What information does Echocardiography and Doppler provide?

Vote for this:
Good - Bad


Echocardiography is an invaluable tool in providing the doctor with important information about the following:
  • Size of the chambers of the heart, including the dimension or volume of the cavity and the thickness of the walls. The appearance of the walls may also help identify certain types of heart disease that predominantly involve the heart muscle. In patients with long standing hypertension or high blood pressure, the test can determine the thickness and "stiffness" of the LV walls. When the LV pump function is reduced in patients with heart failure, the LV and RV tends to dilate or enlarge. Echocardiography can measure the severity of this enlargement. Serial studies performed on an annual basis can gauge the response of treatment.
  • Pumping function of the heart can be assessed by echocardiography.  One can tell if the pumping power of the heart is normal or reduced to a mild or severe degree. This measure is known as an ejection fraction or EF. A normal EF is around 55 to 65%. Numbers below 45% usually represent some decrease in the pumping strength of the heart, while numbers below 30 to 35% are representative of an important decrease.
  • Echocardiography can also identify if the heart is pumping poorly due to a condition known as cardiomyopathy, or if one or more isolated areas have depressed movement (due to prior heart attacks). Thus, echocardiography can assess the pumping ability of each chamber of the heart and also the movement of each visualized wall. The decreased movement, in turn, can be graded from mild to severe.  In extreme cases, an area affected by the heart attack may have no movement (akinesia), or may even bulge in the opposite direction (dyskinesia). The latter is seen in patients with aneurysm of the left ventricle or LV. It muse be remembered that LV aneurysm due to an old heart attack does not usually rupture or "burst".
  • Valve function: Echocardiography identifies the structure, thickness and movement of each heart valve. It can help determine if the valve is normal, scarred from an infection or rheumatic fever, thickened, calcified (loaded with calcium), torn, etc. It can also assess the function of prosthetic or artificial heart valves.
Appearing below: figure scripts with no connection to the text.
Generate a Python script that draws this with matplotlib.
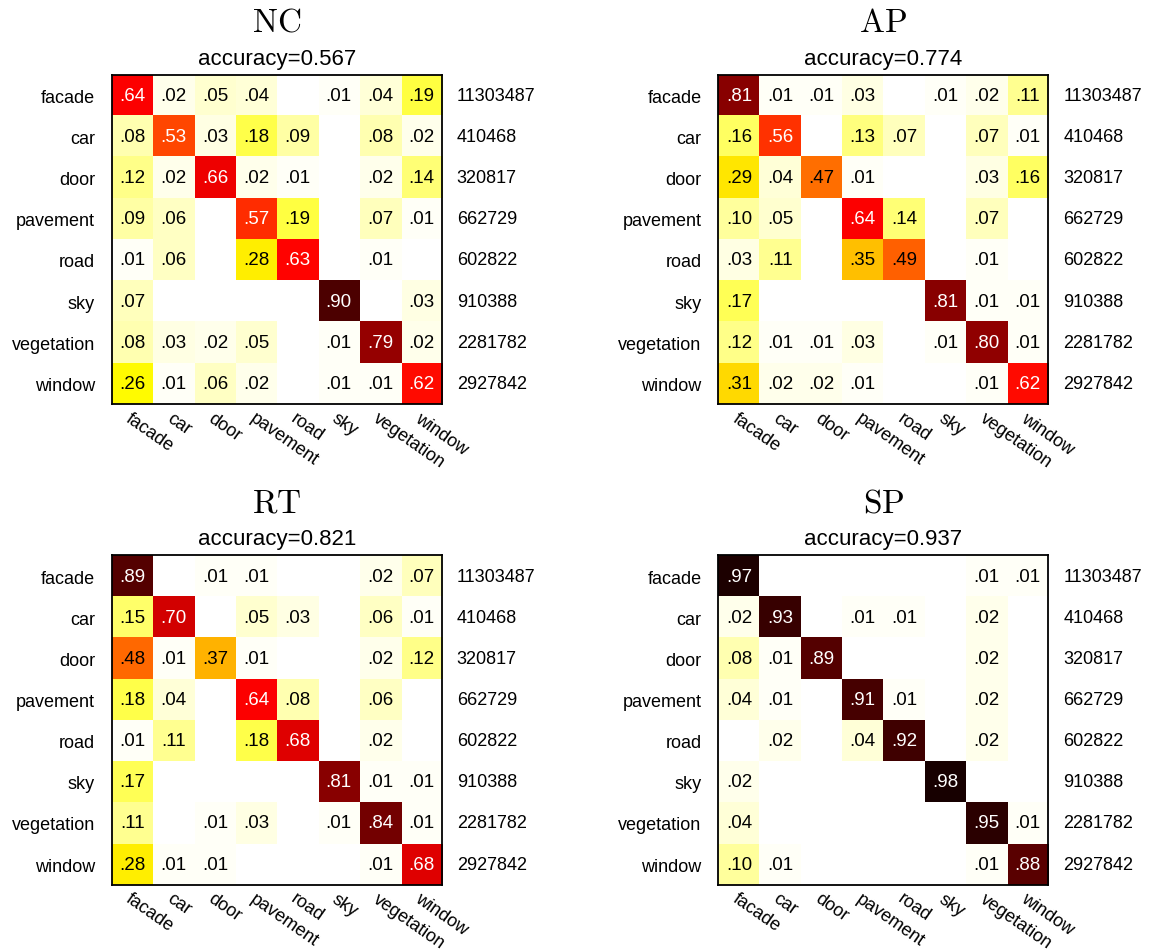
import numpy as np
import matplotlib
matplotlib.use("Agg")
import matplotlib.pyplot as plt

plt.rcParams['font.family'] = ['Liberation Sans', 'DejaVu Sans']
plt.rcParams['mathtext.fontset'] = 'cm'

classes = ['facade', 'car', 'door', 'pavement', 'road', 'sky', 'vegetation', 'window']
counts = [11303487, 410468, 320817, 662729, 602822, 910388, 2281782, 2927842]

methods = ['NC', 'AP', 'RT', 'SP']
accuracy = [0.567, 0.774, 0.821, 0.937]

cm_nc = [[.64, .02, .05, .04, 0, .01, .04, .19],
         [.08, .53, .03, .18, .09, 0, .08, .02],
         [.12, .02, .66, .02, .01, 0, .02, .14],
         [.09, .06, 0, .57, .19, 0, .07, .01],
         [.01, .06, 0, .28, .63, 0, .01, 0],
         [.07, 0, 0, 0, 0, .90, 0, .03],
         [.08, .03, .02, .05, 0, .01, .79, .02],
         [.26, .01, .06, .02, 0, .01, .01, .62]]

cm_ap = [[.81, .01, .01, .03, 0, .01, .02, .11],
         [.16, .56, 0, .13, .07, 0, .07, .01],
         [.29, .04, .47, .01, 0, 0, .03, .16],
         [.10, .05, 0, .64, .14, 0, .07, 0],
         [.03, .11, 0, .35, .49, 0, .01, 0],
         [.17, 0, 0, 0, 0, .81, .01, .01],
         [.12, .01, .01, .03, 0, .01, .80, .01],
         [.31, .02, .02, .01, 0, 0, .01, .62]]

cm_rt = [[.89, 0, .01, .01, 0, 0, .02, .07],
         [.15, .70, 0, .05, .03, 0, .06, .01],
         [.48, .01, .37, .01, 0, 0, .02, .12],
         [.18, .04, 0, .64, .08, 0, .06, 0],
         [.01, .11, 0, .18, .68, 0, .02, 0],
         [.17, 0, 0, 0, 0, .81, .01, .01],
         [.11, 0, .01, .03, 0, .01, .84, .01],
         [.28, .01, .01, 0, 0, 0, .01, .68]]

cm_sp = [[.97, 0, 0, 0, 0, 0, .01, .01],
         [.02, .93, 0, .01, .01, 0, .02, 0],
         [.08, .01, .89, 0, 0, 0, .02, 0],
         [.04, .01, 0, .91, .01, 0, .02, 0],
         [0, .02, 0, .04, .92, 0, .02, 0],
         [.02, 0, 0, 0, 0, .98, 0, 0],
         [.04, 0, 0, 0, 0, 0, .95, .01],
         [.10, .01, 0, 0, 0, 0, .01, .88]]

matrices = [cm_nc, cm_ap, cm_rt, cm_sp]

fig = plt.figure(figsize=(11.52, 9.53), dpi=100)

# axes boxes in figure fractions (left, bottom, width, height)
lefts = [0.097, 0.6235, 0.097, 0.6235]
bottoms = [0.575, 0.575, 0.0706, 0.0706]
w, h = 0.2865, 0.3455

for k in range(4):
    m = np.array(matrices[k])
    ax = fig.add_axes([lefts[k], bottoms[k], w, h])
    ax.imshow(m, cmap='hot_r', vmin=0, vmax=1, interpolation='nearest', aspect='auto')
    n = len(classes)
    for i in range(n):
        for j in range(n):
            v = m[i, j]
            if v > 0:
                s = ('%.2f' % v)[1:]
                ax.text(j, i, s, ha='center', va='center', fontsize=13.5,
                        color='white' if v > 0.5 else 'black')
    ax.set_xticks(range(n))
    ax.set_yticks(range(n))
    ax.set_xticklabels(classes, rotation=-35, ha='left', va='top',
                       rotation_mode='anchor', fontsize=13)
    ax.set_yticklabels(classes, fontsize=13)
    ax.tick_params(axis='x', length=0, pad=3.5)
    ax.tick_params(axis='y', length=0, pad=12)
    for i in range(n):
        ax.text(n - 0.5 + 0.36, i, str(counts[i]), ha='left', va='center', fontsize=13)
    for sp in ax.spines.values():
        sp.set_linewidth(1.3)
    ax.set_title('accuracy=%.3f' % accuracy[k], fontsize=16, pad=8)
    ax.text(0.5, 1.133, r'$\mathrm{%s}$' % methods[k], transform=ax.transAxes,
            ha='center', va='baseline', fontsize=24)

fig.savefig('out.png', dpi=100)
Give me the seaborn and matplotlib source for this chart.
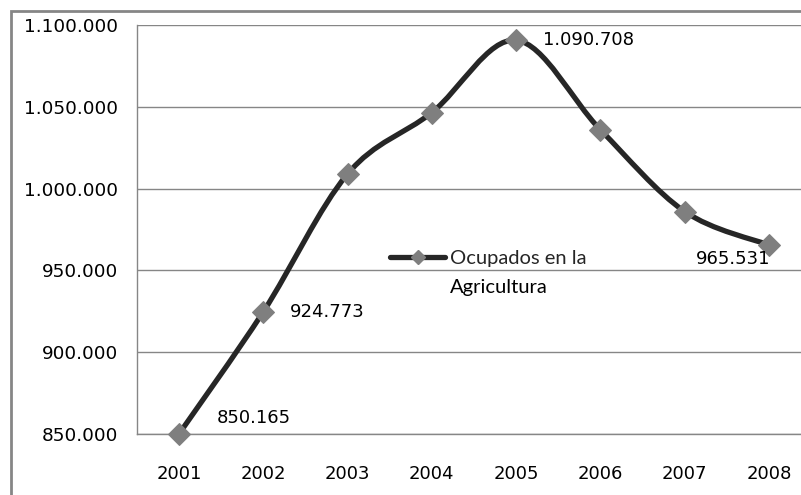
import matplotlib
matplotlib.use("Agg")
import matplotlib.pyplot as plt
import seaborn as sns
import numpy as np
import pandas as pd
from matplotlib.path import Path
from matplotlib.patches import PathPatch, Rectangle
from matplotlib.lines import Line2D
from matplotlib.ticker import FuncFormatter, FixedLocator

years = ["2001", "2002", "2003", "2004", "2005", "2006", "2007", "2008"]
ocupados = [850165, 924773, 1009000, 1046500, 1090708, 1036000, 986000, 965531]
labelled = {"2001": 850165, "2002": 924773, "2005": 1090708, "2008": 965531}
y_ticks = [850000, 900000, 950000, 1000000, 1050000, 1100000]
series_name = "Ocupados en la"
series_name2 = "Agricultura"

sns.set_style("white")
plt.rcParams["font.family"] = ["DejaVu Sans"]

W, H = 801, 495
fig = plt.figure(figsize=(W / 100, H / 100), dpi=100)
L, R, T, B = 137, 811, 25, 434
ax = fig.add_axes([L / W, 1 - B / H, (R - L) / W, (B - T) / H])

df = pd.DataFrame({"x": np.arange(len(years)), "y": ocupados})

# smoothed line (Bezier through the data points, like Excel "smoothed line")
xs = df["x"].to_numpy(dtype=float)
ys = df["y"].to_numpy(dtype=float)
P = np.column_stack([xs, ys])
verts = [P[0]]
codes = [Path.MOVETO]
n = len(P)
for i in range(n - 1):
    p0 = P[i - 1] if i > 0 else P[i]
    p1 = P[i]
    p2 = P[i + 1]
    p3 = P[i + 2] if i + 2 < n else P[i + 1]
    c1 = p1 + (p2 - p0) / 6.0
    c2 = p2 - (p3 - p1) / 6.0
    verts += [c1, c2, p2]
    codes += [Path.CURVE4] * 3
ax.add_patch(PathPatch(Path(verts, codes), facecolor="none", edgecolor="#262626",
                       lw=3.8, capstyle="round", joinstyle="round", zorder=3,
                       clip_on=False))

sns.lineplot(data=df, x="x", y="y", ax=ax, linestyle="", marker="D",
             markersize=11, color="#7f7f7f", markeredgecolor="#7f7f7f",
             zorder=4, legend=False, clip_on=False)

ax.set_xlim(-0.5, len(years) - 0.5)
ax.set_ylim(850000, 1100000)
ax.set_yticks(y_ticks)
ax.yaxis.set_major_formatter(FuncFormatter(lambda v, p: f"{int(v):,}".replace(",", ".")))
ax.set_xticks(np.arange(len(years)))
ax.set_xticklabels(years)
ax.xaxis.set_minor_locator(FixedLocator(np.arange(len(years) + 1) - 0.5))
ax.tick_params(axis="x", which="major", length=0, pad=22, labelsize=13, colors="black")
ax.tick_params(axis="x", which="minor", length=6, width=1, color="#868686", direction="out")
ax.tick_params(axis="y", which="major", length=4.5, width=1, color="#868686", pad=9,
               labelsize=13.3, labelcolor="black", direction="out")
ax.set_xlabel("")
ax.set_ylabel("")
ax.grid(axis="y", color="#868686", lw=1)
ax.grid(axis="x", visible=False)
for s in ["top", "right"]:
    ax.spines[s].set_visible(False)
for s in ["left", "bottom"]:
    ax.spines[s].set_color("#868686")
    ax.spines[s].set_linewidth(1)
ax.set_axisbelow(True)

# data labels
offsets = {"2001": (27, 11.5, "left"), "2002": (19, 0, "left"),
           "2005": (19.5, 0, "left"), "2008": (-26, -10, "center")}
for yr, val in labelled.items():
    i = years.index(yr)
    dx, dy, ha = offsets[yr]
    ax.annotate(f"{val:,}".replace(",", "."), (i, val), xytext=(dx, dy),
                textcoords="offset points", ha=ha, va="center", fontsize=13,
                color="black", zorder=5)

# legend
handle = Line2D([], [], color="#262626", lw=3.8, marker="D", markersize=7,
                markerfacecolor="#7f7f7f", markeredgecolor="#7f7f7f")
leg = ax.legend([handle], [series_name], loc="center left",
                bbox_to_anchor=((390 - L) / (R - L), (B - 258) / (B - T)),
                frameon=False, handlelength=2.75, handletextpad=0.25,
                prop={"family": "Lato", "size": 14.5}, borderaxespad=0, borderpad=0)
fig.text(450 / W, 1 - 287 / H, series_name2, ha="left", va="center",
         fontsize=14.5, family="Lato", color="black")

# outer chart frame
fig.patches.append(Rectangle((11 / W, -0.1), 1.2, 1 - 11 / H + 0.1,
                             transform=fig.transFigure, fill=False,
                             edgecolor="#868686", lw=2))

fig.savefig("out.png", dpi=100)
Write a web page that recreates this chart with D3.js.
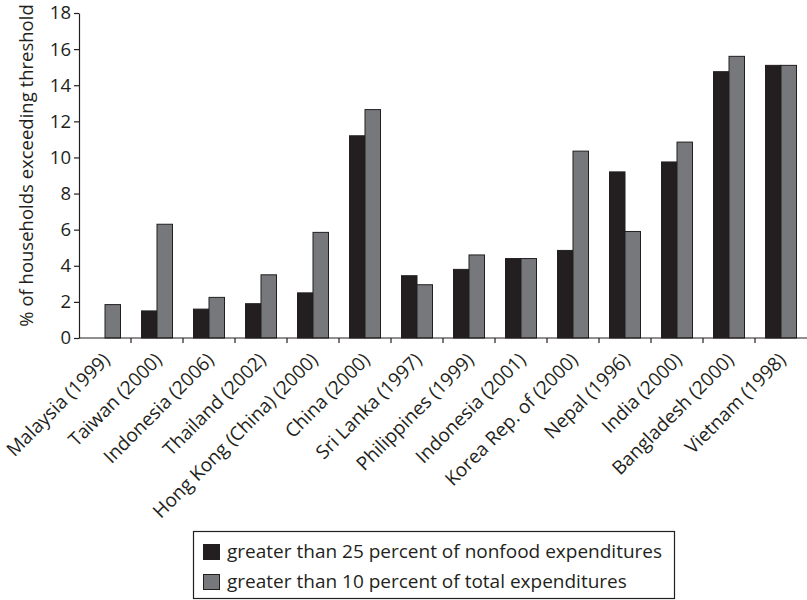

The additional use of Doppler helps to identify abnormal leakage across heart valves and determine their severity. Doppler is also very useful in diagnosing the presence and severity of valve stenosis or narrowing. Remember, unlike echocardiography, Doppler follows the direction and velocity of blood flow rather than the movement of the valve leaflets or components. Thus, reversed blood direction is seen with leakages while increased forward velocity of flow with a characteristic pattern is noted with valve stenosis.

Other uses

Echocardiography is useful in the diagnosis of fluid in the pericardium (the sac that surrounds the heart). It also determines when the problem is severe and potentially life-threatening. Other diagnoses (plural for diagnosis) made by Doppler or echocardiography include congenital heart diseases, blood clots or tumors within the heart, active infection of the heart valves, abnormal elevation of pressure within the lungs, etc.